■ What is expected ■
Extract the lines that hold the string "chart".

■ Dataset records ■
****
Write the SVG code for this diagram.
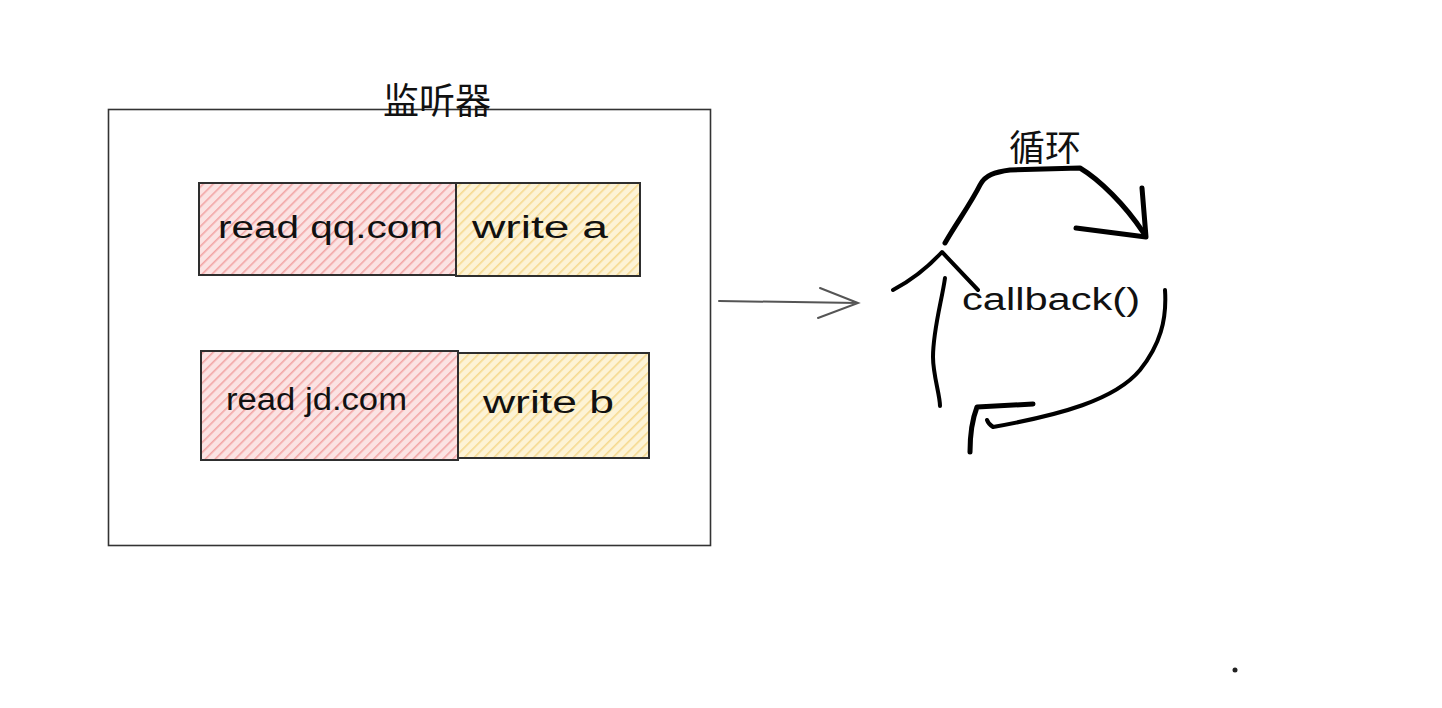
****
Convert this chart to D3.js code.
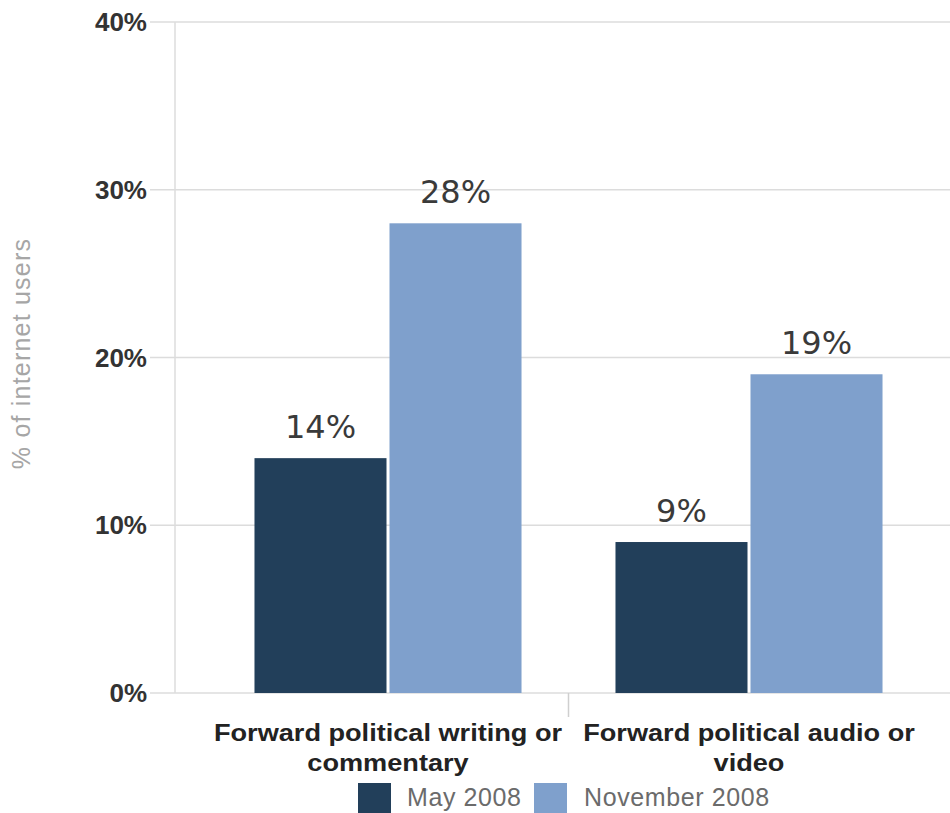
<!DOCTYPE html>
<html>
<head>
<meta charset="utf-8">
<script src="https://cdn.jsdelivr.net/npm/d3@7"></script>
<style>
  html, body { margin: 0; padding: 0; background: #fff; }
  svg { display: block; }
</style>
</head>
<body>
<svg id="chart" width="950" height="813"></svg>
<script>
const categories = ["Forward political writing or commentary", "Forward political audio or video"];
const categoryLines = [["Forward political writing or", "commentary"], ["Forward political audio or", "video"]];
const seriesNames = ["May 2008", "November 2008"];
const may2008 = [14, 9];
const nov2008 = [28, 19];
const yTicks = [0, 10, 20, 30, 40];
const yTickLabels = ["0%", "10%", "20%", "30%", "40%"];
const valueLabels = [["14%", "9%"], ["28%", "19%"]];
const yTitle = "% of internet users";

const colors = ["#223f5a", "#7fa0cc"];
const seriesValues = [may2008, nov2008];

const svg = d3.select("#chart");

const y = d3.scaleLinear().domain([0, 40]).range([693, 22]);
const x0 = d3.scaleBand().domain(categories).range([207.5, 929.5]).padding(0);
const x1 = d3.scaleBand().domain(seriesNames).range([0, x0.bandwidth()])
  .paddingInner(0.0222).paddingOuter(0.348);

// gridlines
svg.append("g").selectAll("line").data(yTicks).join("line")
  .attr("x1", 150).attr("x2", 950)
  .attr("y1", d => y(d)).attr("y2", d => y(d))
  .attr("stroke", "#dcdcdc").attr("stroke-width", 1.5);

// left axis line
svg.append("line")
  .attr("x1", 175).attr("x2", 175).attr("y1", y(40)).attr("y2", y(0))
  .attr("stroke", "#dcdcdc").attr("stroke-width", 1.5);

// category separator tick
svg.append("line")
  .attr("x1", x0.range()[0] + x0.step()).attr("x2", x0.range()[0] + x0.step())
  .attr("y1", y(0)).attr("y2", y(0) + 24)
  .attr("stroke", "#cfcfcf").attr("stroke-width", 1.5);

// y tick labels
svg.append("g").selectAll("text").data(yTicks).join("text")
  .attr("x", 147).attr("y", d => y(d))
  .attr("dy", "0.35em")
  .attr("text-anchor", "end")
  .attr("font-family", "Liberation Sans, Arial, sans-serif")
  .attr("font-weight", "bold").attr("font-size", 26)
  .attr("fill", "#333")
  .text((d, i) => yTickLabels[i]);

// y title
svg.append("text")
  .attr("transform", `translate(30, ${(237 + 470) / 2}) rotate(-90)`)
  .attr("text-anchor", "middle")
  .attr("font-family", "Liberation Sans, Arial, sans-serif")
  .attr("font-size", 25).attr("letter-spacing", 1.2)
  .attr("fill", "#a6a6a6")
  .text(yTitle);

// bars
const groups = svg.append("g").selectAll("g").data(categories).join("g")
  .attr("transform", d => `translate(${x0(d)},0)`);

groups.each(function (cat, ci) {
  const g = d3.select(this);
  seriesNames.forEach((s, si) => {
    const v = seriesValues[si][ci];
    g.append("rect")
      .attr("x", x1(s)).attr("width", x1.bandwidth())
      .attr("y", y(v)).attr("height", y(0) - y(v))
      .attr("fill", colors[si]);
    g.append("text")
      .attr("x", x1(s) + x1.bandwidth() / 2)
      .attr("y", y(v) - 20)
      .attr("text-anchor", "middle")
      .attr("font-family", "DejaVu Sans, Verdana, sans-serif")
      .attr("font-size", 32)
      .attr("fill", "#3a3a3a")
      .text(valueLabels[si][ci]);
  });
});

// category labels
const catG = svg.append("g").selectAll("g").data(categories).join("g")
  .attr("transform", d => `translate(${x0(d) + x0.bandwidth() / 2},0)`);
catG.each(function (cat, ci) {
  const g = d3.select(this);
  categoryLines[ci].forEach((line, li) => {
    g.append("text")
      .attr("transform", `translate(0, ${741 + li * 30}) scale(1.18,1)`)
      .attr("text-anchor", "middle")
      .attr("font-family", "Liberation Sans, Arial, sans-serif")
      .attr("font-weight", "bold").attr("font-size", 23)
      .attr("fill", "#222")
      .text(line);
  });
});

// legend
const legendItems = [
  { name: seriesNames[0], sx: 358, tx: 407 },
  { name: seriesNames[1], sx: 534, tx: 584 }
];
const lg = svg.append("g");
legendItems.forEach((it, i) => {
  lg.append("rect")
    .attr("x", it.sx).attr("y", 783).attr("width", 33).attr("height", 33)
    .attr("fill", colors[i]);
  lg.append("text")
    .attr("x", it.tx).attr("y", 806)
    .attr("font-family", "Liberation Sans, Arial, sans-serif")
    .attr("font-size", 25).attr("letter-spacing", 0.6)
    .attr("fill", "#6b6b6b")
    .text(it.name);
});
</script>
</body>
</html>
****
■ Response to this task ■
Convert this chart to D3.js code.
<svg id="chart" width="950" height="813"></svg>
const svg = d3.select("#chart");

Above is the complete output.